Clay Keel, chief brewing officer at 42 North, loves sour beer.
At the beginning of our interview, the first thing he did was pour a sample of the brewery's latest barrel-aged sour beer, Wanderer, the 6 percent ABV (alcohol by volume) Belgian Blonde aged for 12 months in Chardonnay barrels that previously held Blackbird Cider Works’ cider.
It tasted of hay, lemon, graham-cracker crust, a light earthiness and, of course, oak. It was not overly sour; it was a tart and refreshing introduction to the main reason Keel and the crew at 42 North have opened 42 Below: their love of sour beer.
I asked Keel, “Why open a barrel house?” He nodded, admitting that it was a fair question, and gave me a multi-fold response.
It certainly wasn’t to increase profitability. These barrel-aged beers require a lot of care and attention, and special equipment, not to mention months of aging and careful blending before a product can be bottled (by hand, of course) and sold.
Even at the higher prices for a bottle of these beers, the return on investment isn’t exactly obvious. The barrel house itself isn’t open to the public, so it is not as though it will provide a destination for folks to come check out.
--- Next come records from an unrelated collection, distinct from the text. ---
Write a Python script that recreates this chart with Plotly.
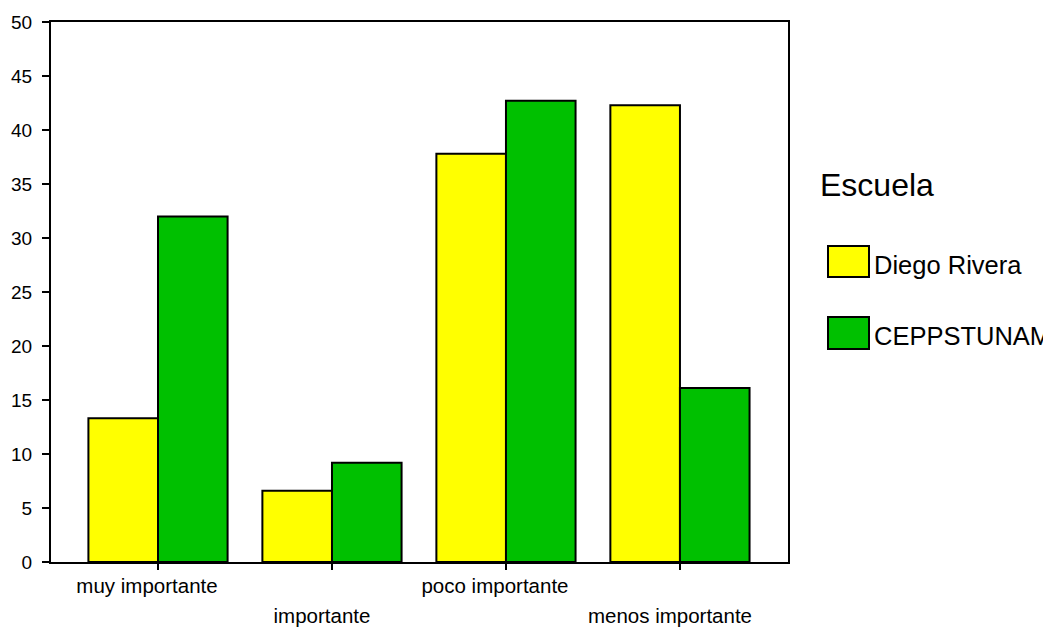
import plotly.graph_objects as go

categories = ["muy importante", "importante", "poco importante", "menos importante"]
series_names = ["Diego Rivera", "CEPPSTUNAM"]
diego_rivera = [13.3, 6.6, 37.8, 42.3]
ceppstunam = [32.0, 9.2, 42.7, 16.1]
y_ticks = [0, 5, 10, 15, 20, 25, 30, 35, 40, 45, 50]
legend_title = "Escuela"
colors = ["#FFFF00", "#00C000"]

FONT = "Liberation Sans, Arial, sans-serif"

fig = go.Figure()
for name, vals, col in zip(series_names, [diego_rivera, ceppstunam], colors):
    fig.add_trace(go.Bar(x=categories, y=vals, name=name, marker=dict(color=col, line=dict(color="black", width=2))))

xr = [-0.615, 3.621]
row1 = [i for i in range(len(categories)) if i % 2 == 0]
row2 = [i for i in range(len(categories)) if i % 2 == 1]

common = dict(showgrid=False, zeroline=False, automargin=False)
fig.update_layout(
    template="none",
    width=1043, height=620,
    margin=dict(l=43, r=263, t=14, b=66, autoexpand=False),
    paper_bgcolor="white", plot_bgcolor="white",
    barmode="group", bargap=0.2, bargroupgap=0,
    showlegend=False,
    font=dict(family=FONT, color="black", size=20),
    # first row of category labels (axis carrying the bars)
    xaxis=dict(type="category", range=xr, tickmode="array", tickvals=[categories[i] for i in row1],
               ticktext=[categories[i] for i in row1], ticks="", showline=True, linecolor="black",
               linewidth=2, mirror=True, ticklabelstandoff=4, ticklabelshift=-11,
               tickfont=dict(size=20.5), **common),
    # second (staggered) row of category labels
    xaxis2=dict(type="linear", overlaying="x", side="bottom", anchor="y", range=xr, tickmode="array",
                tickvals=row2, ticktext=[categories[i] for i in row2], ticks="", showline=False,
                ticklabelstandoff=39, ticklabelshift=-10, tickfont=dict(size=20.5), **common),
    # tick marks at every category
    xaxis3=dict(type="linear", overlaying="x", side="bottom", anchor="y", range=xr, tickmode="array",
                tickvals=list(range(len(categories))), ticktext=[""] * len(categories), ticks="outside",
                ticklen=7, tickwidth=2, tickcolor="black", showline=False, **common),
    yaxis=dict(range=[0, 50], tickmode="array", tickvals=y_ticks, ticks="outside", ticklen=7,
               tickwidth=2, tickcolor="black", showline=True, linecolor="black", linewidth=2,
               mirror=True, ticklabelstandoff=6, tickfont=dict(size=19), **common),
)
# invisible helper traces so the overlay axes render
for ax in ["x2", "x3"]:
    fig.add_trace(go.Scatter(x=[0], y=[0], xaxis=ax, mode="markers", marker=dict(opacity=0),
                             hoverinfo="skip", showlegend=False))

# custom legend
fig.add_annotation(text=legend_title, xref="paper", yref="paper", x=(818 - 51) / 737, y=1 - (185 - 22) / 540,
                   xanchor="left", yanchor="middle", showarrow=False, font=dict(size=32, family=FONT))
sw_y = [(246, 277), (317, 349)]
for name, col, (y0, y1) in zip(series_names, colors, sw_y):
    fig.add_shape(type="rect", xref="paper", yref="paper", x0=(828 - 51) / 737, x1=(869 - 51) / 737,
                  y0=1 - (y1 - 22) / 540, y1=1 - (y0 - 22) / 540, fillcolor=col,
                  line=dict(color="black", width=2))
    fig.add_annotation(text=name, xref="paper", yref="paper", x=(872 - 51) / 737,
                       y=1 - ((y0 + y1) / 2 + 3 - 22) / 540, xanchor="left", yanchor="middle",
                       showarrow=False, font=dict(size=25.5, family=FONT))

fig.write_html("out.html")
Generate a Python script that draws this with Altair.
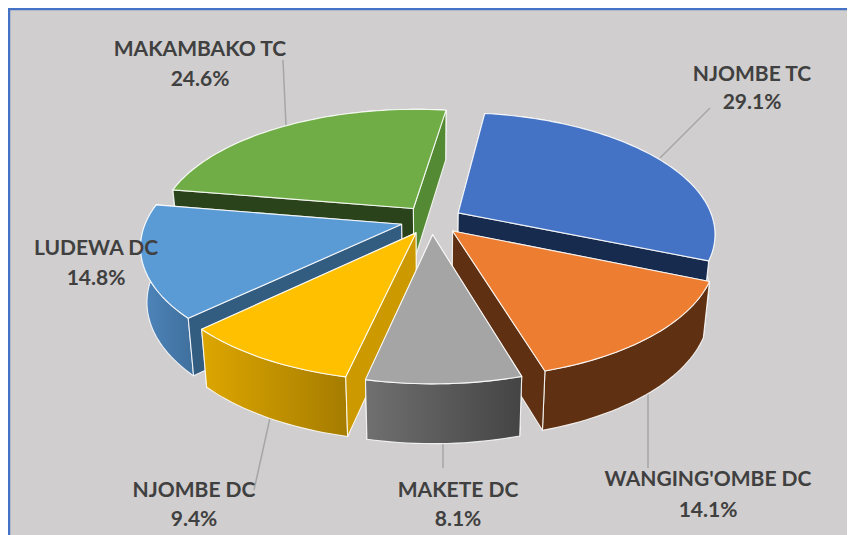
import math
import altair as alt
import pandas as pd

# ---- data ----
names = ["NJOMBE TC", "WANGING'OMBE DC", "MAKETE DC", "NJOMBE DC", "LUDEWA DC", "MAKAMBAKO TC"]
shares = [29.1, 14.1, 8.1, 9.4, 14.8, 24.6]
top_colors = ["#4472C4", "#ED7D31", "#A5A5A5", "#FFC000", "#5B9BD5", "#70AD47"]
outer_from = ["#3B64AC", "#5F3112", "#707070", "#DDA600", "#4F86BD", "#5C9238"]
outer_to = ["#2F5597", "#5F3112", "#444444", "#A57C00", "#3F6F9C", "#4A7A2C"]
start_wall = ["#172B4F", "#5F3112", "#5A5A5A", "#CC9A00", "#335C81", "#2B431A"]
end_wall = ["#172B4F", "#5F3112", "#5A5A5A", "#CC9A00", "#335C81", "#548A34"]

label_x = [752, 708, 458, 194, 96, 200]
label_y1 = [75, 480, 491, 491, 249, 50]
label_y2 = [103, 511, 520, 520, 279, 80]

leader_x1 = [710, 648, 443, 270, 283]
leader_y1 = [108, 392, 441, 418, 60]
leader_x2 = [660, 648, 443, 254, 286]
leader_y2 = [158, 468, 468, 490, 126]

# ---- 3-D pie layout (page pixels) ----
OFF = 8
CX, CY = 431.5 - OFF, 220 - OFF
A, B, K = 255, 119, 0.165
EXPLODE, DEPTH, SHRINK = 0.122, 54, 0.022
THETA0 = 8.0
STEP = 1.5


def project(u, v):
    p = 1 / (1 - K * v)
    return CX + A * u * p, CY + B * v * p, p


def down(pt_uv):
    x, y, p = project(*pt_uv)
    return CX + (x - CX) * (1 - SHRINK), y + DEPTH * math.sqrt(p)


def up(pt_uv):
    return project(*pt_uv)[:2]


def poly(points):
    pts = [list(map(float, p)) for p in points]
    pts.append(pts[0])
    return {"type": "Feature", "properties": {}, "geometry": {"type": "Polygon", "coordinates": [pts]}}


def shape(points, fill):
    return alt.Chart(alt.Data(values=[poly(points)])).mark_geoshape(
        fill=fill, stroke="white", strokeWidth=1.1, strokeOpacity=0.85, strokeJoin="round"
    ).project(type="identity", scale=1, translate=[0, 0])


def grad(c0, c1):
    return alt.Gradient(
        gradient="linear", x1=0, x2=1, y1=0, y2=0,
        stops=[alt.GradientStop(color=c0, offset=0), alt.GradientStop(color=c1, offset=1)],
    )


slices = []
t = THETA0
total = sum(shares)
for i, s in enumerate(shares):
    span = s / total * 360
    slices.append((i, t, t + span))
    t += span


def slice_layers(i, a0, a1):
    mid = math.radians((a0 + a1) / 2)
    ox, oy = EXPLODE * math.sin(mid), -EXPLODE * math.cos(mid)
    n = max(2, int((a1 - a0) / STEP))
    rim = []
    for j in range(n + 1):
        a = math.radians(a0 + (a1 - a0) * j / n)
        rim.append((ox + math.sin(a), oy - math.cos(a)))
    apex = (ox, oy)
    top = [up(apex)] + [up(q) for q in rim]
    centre = (sum(p[0] for p in top) / len(top), sum(p[1] for p in top) / len(top))

    def wall(q, colour):
        a, b = up(apex), up(q)
        pts = [a, b, down(q), down(apex)]
        bx, by = b[0] - a[0], b[1] - a[1]
        side_down = bx * 1
        side_in = bx * (centre[1] - a[1]) - by * (centre[0] - a[0])
        return (side_down * side_in < 0), shape(pts, colour)

    outer = shape([up(q) for q in rim] + [down(q) for q in reversed(rim)], grad(outer_from[i], outer_to[i]))
    w0 = wall(rim[0], start_wall[i])
    w1 = wall(rim[-1], end_wall[i])
    out = [w[1] for w in (w0, w1) if not w[0]]
    out.append(outer)
    out += [w[1] for w in (w0, w1) if w[0]]
    out.append(shape(top, top_colors[i]))
    return out


def mid_depth(sl):
    return -math.cos(math.radians((sl[1] + sl[2]) / 2))


layers = []
frame = alt.Chart(pd.DataFrame({"a": [0]})).mark_rect(
    fill="#D0CECE", stroke="#4472C4", strokeWidth=2.5
).encode(x=alt.value(1), x2=alt.value(842), y=alt.value(1), y2=alt.value(535))
layers.append(frame)

leaders = pd.DataFrame({
    "x": [v - OFF for v in leader_x1], "x2": [v - OFF for v in leader_x2],
    "y": [v - OFF for v in leader_y1], "y2": [v - OFF for v in leader_y2],
})
layers.append(
    alt.Chart(leaders).mark_rule(color="#A6A6A6", strokeWidth=1.5).encode(
        x=alt.X("x:Q", scale=None, axis=None), x2="x2:Q",
        y=alt.Y("y:Q", scale=None, axis=None), y2="y2:Q",
    )
)

for sl in sorted(slices, key=mid_depth):
    layers += slice_layers(*sl)

rows = []
for i, n in enumerate(names):
    rows.append({"x": label_x[i] - OFF, "y": label_y1[i] - OFF, "t": n})
    rows.append({"x": label_x[i] - OFF, "y": label_y2[i] - OFF, "t": f"{shares[i]:.1f}%"})
layers.append(
    alt.Chart(pd.DataFrame(rows)).mark_text(
        font="Lato", fontWeight="bold", fontSize=21, color="#404040", align="center", baseline="middle"
    ).encode(
        x=alt.X("x:Q", scale=None, axis=None),
        y=alt.Y("y:Q", scale=None, axis=None),
        text="t:N",
    )
)

chart = alt.layer(*layers).properties(
    width=839, height=527, padding=0, background="#FFFFFF", autosize="none"
).configure_view(stroke=None)

chart.save("out.html", embed_options={"renderer": "svg", "actions": False})
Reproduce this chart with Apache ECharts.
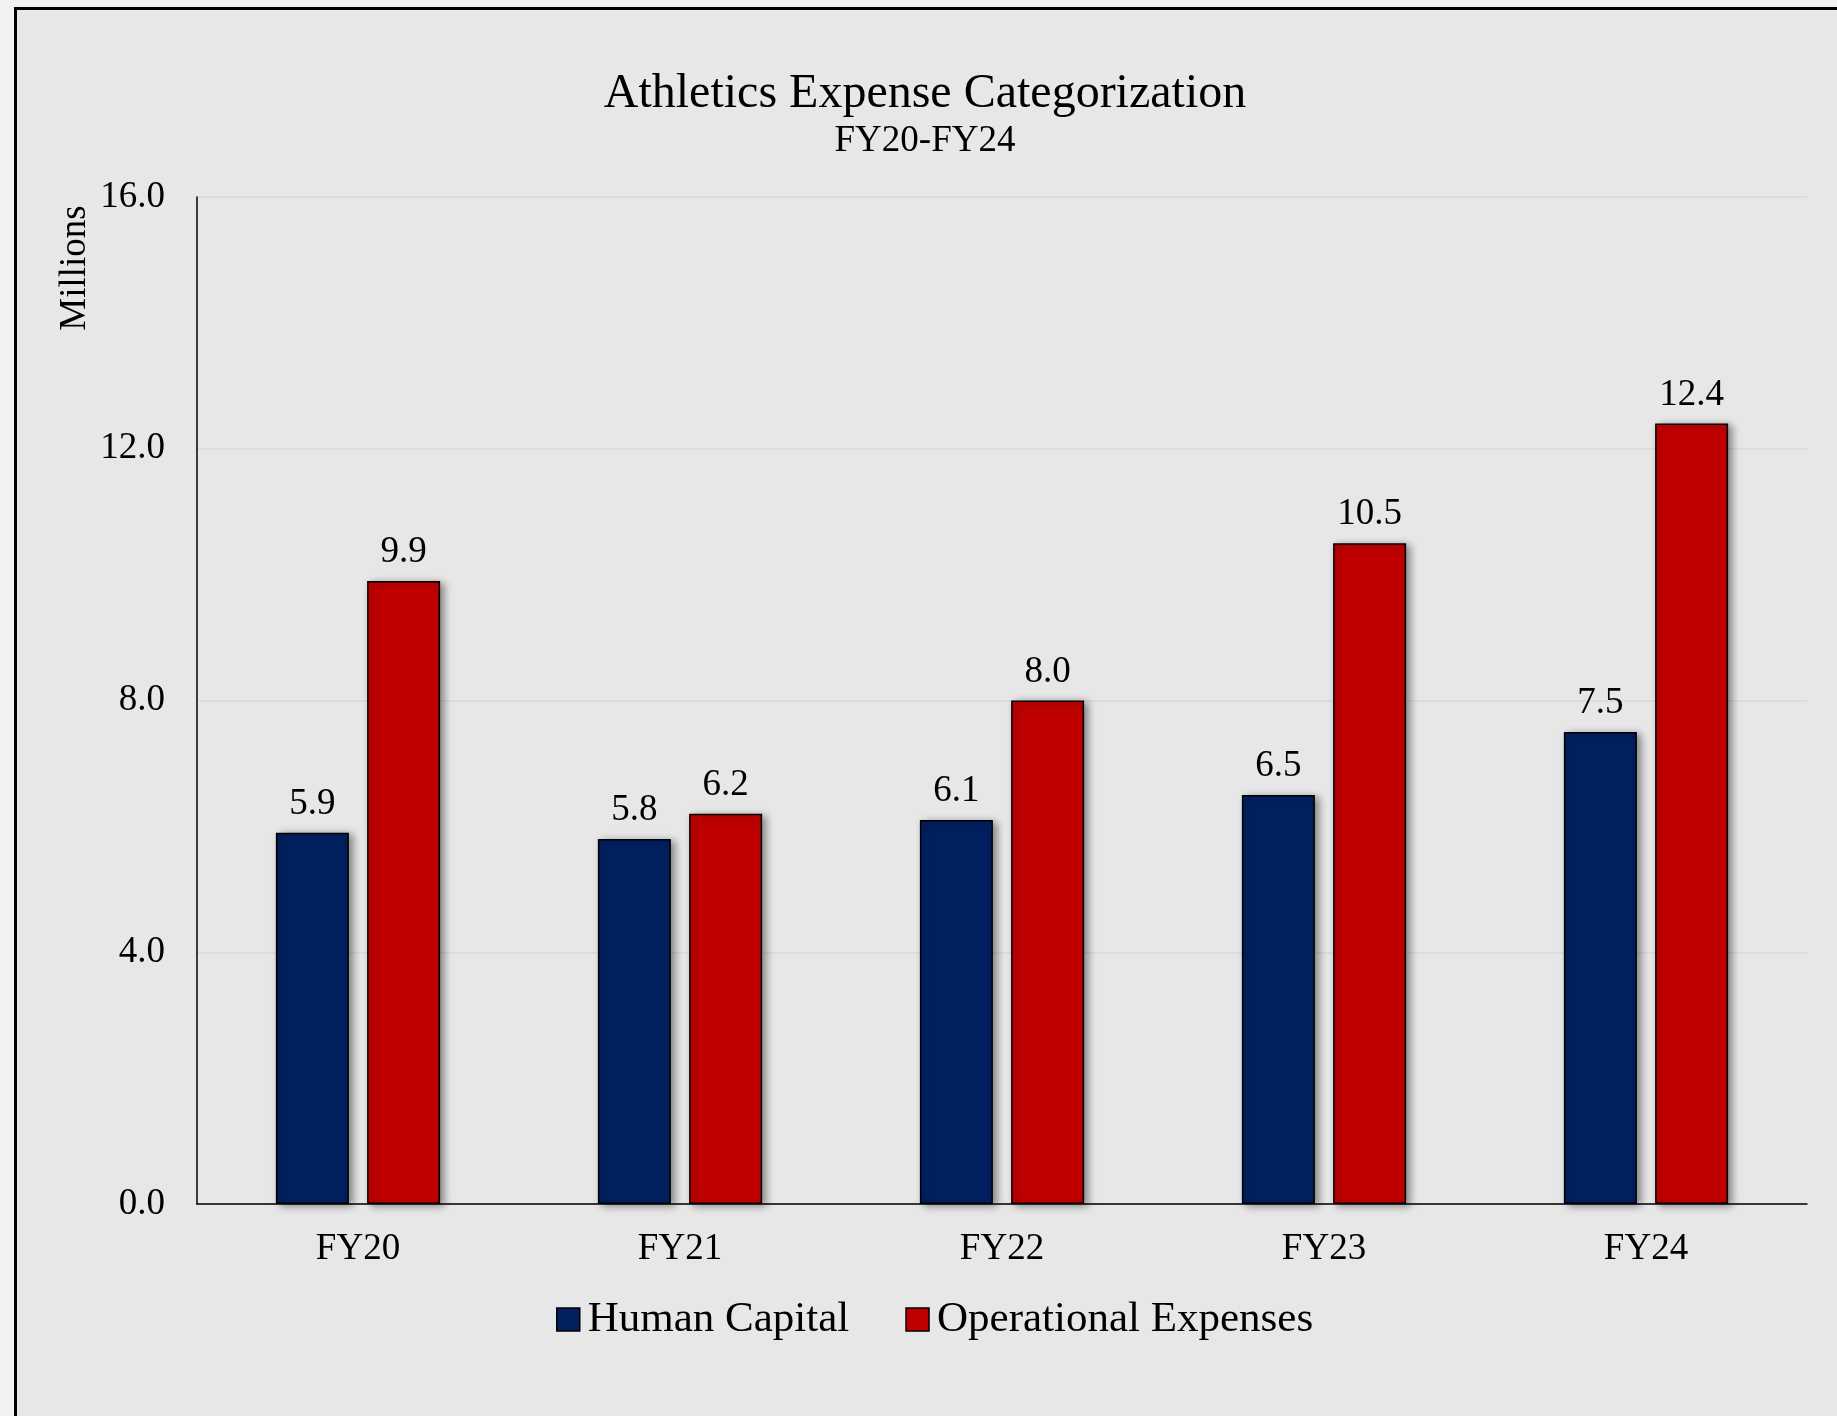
<!DOCTYPE html>
<html>
<head>
<meta charset="utf-8">
<title>Athletics Expense Categorization</title>
<script src="https://cdn.jsdelivr.net/npm/echarts@6/dist/echarts.min.js"></script>
<style>
  html, body { margin: 0; padding: 0; background: #f2f2f2; width: 1837px; height: 1416px; overflow: hidden; }
  #frame { position: absolute; left: 14px; top: 7px; width: 1900px; height: 1500px;
           border: 3px solid #000; background: #e7e7e7; box-sizing: border-box; }
  #chart { position: absolute; left: 17px; top: 10px; width: 1816px; height: 1406px; }
</style>
</head>
<body>
<div id="frame"></div>
<div id="chart"></div>
<script>
// Fiscal years and expense totals (millions of dollars)
const categories = ['FY20', 'FY21', 'FY22', 'FY23', 'FY24'];
const humanCapital = [5.9, 5.8, 6.1, 6.5, 7.5];
const operationalExpenses = [9.9, 6.2, 8.0, 10.5, 12.4];
const seriesNames = ['Human Capital', 'Operational Expenses'];
const yMin = 0, yMax = 16, yStep = 4;

const FONT = '"Liberation Serif", "Times New Roman", Times, serif';
const NAVY = '#002060';
const RED = '#C00000';

const chart = echarts.init(document.getElementById('chart'), null, { renderer: 'canvas' });

function barSeries(name, data, color) {
  return {
    name: name,
    type: 'bar',
    data: data,
    barWidth: 73,
    barGap: '25%',
    itemStyle: {
      color: color,
      borderColor: '#000',
      borderWidth: 1.5,
      shadowColor: 'rgba(0,0,0,0.45)',
      shadowBlur: 8,
      shadowOffsetX: 4,
      shadowOffsetY: 2
    },
    label: {
      show: true,
      position: 'top',
      distance: 10,
      color: '#000',
      fontFamily: FONT,
      fontSize: 37,
      formatter: p => p.value.toFixed(1)
    },
    emphasis: { disabled: true }
  };
}

chart.setOption({
  animation: false,
  backgroundColor: 'transparent',
  title: {
    text: 'Athletics Expense Categorization',
    subtext: 'FY20-FY24',
    left: 'center',
    top: 55,
    itemGap: 5,
    textStyle: { fontFamily: FONT, fontSize: 48, fontWeight: 'normal', color: '#000' },
    subtextStyle: { fontFamily: FONT, fontSize: 37, color: '#000' }
  },
  legend: {
    data: seriesNames,
    left: 534,
    top: 1283,
    itemWidth: 23,
    itemHeight: 23,
    itemGap: 56,
    icon: 'rect',
    itemStyle: { borderColor: '#000', borderWidth: 1.5, shadowBlur: 0, shadowOffsetX: 0, shadowOffsetY: 0 },
    textStyle: { fontFamily: FONT, fontSize: 43, color: '#000', padding: [0, 0, 0, 3] }
  },
  grid: { left: 180, top: 187, right: 26, bottom: 212, containLabel: false },
  xAxis: {
    type: 'category',
    data: categories,
    axisLine: { lineStyle: { color: '#000', width: 1.5 } },
    axisTick: { show: false },
    axisLabel: { fontFamily: FONT, fontSize: 37, color: '#000', margin: 27 },
    splitLine: { show: false }
  },
  yAxis: {
    type: 'value',
    min: yMin,
    max: yMax,
    interval: yStep,
    axisLine: { show: true, lineStyle: { color: '#000', width: 1.5 } },
    axisTick: { show: false },
    axisLabel: { fontFamily: FONT, fontSize: 37, color: '#000', margin: 32, formatter: v => v.toFixed(1) },
    splitLine: { show: true, lineStyle: { color: '#d9d9d9', width: 1.5 } }
  },
  graphic: [{
    type: 'text',
    x: 58,
    y: 258,
    rotation: Math.PI / 2,
    style: { text: 'Millions', fontFamily: FONT, fontSize: 37, fill: '#000', align: 'center', verticalAlign: 'middle' }
  }],
  series: [
    barSeries(seriesNames[0], humanCapital, NAVY),
    barSeries(seriesNames[1], operationalExpenses, RED)
  ]
});
</script>
</body>
</html>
“It’s the beer we love to drink, so it’s the beer we want to make,” Keel said, with a shrug.
Considering the variety of ingredients and recipes implemented at 42 North, the beer is anything but boring.
But barrel-aged beer provides a new challenge, and if done right, it results in a complex drink that can delight the palate even more than the brewery's standard lineup.
42 Below will house barrel-aged sour beers, as well as non-sour barrel-aged beers like bourbon barrel-aged versions of its Red Army Imperial stout.
The other main reason is that it fits with the environment. East Aurora is home to many artisans, Keel explained, and 42 North wanted to follow in that tradition.
The brewery's partners could have easily spent the money to expand distribution outward, selling cans to Rochester and other cities, for instance.
Instead, they built a custom facility mere yards from the brewery proper, and will cart finished beer over to the barrel house carefully, 350 gallons at a time, where it will sit for months in barrels before ready.
And what does Keel say to those who say they don’t like sour beers?
“Saying you don’t like sour beer is like saying you don’t like ales," he said. "There is really a whole world of different sour beers out there. We want to educate everyone on why we like them so much.”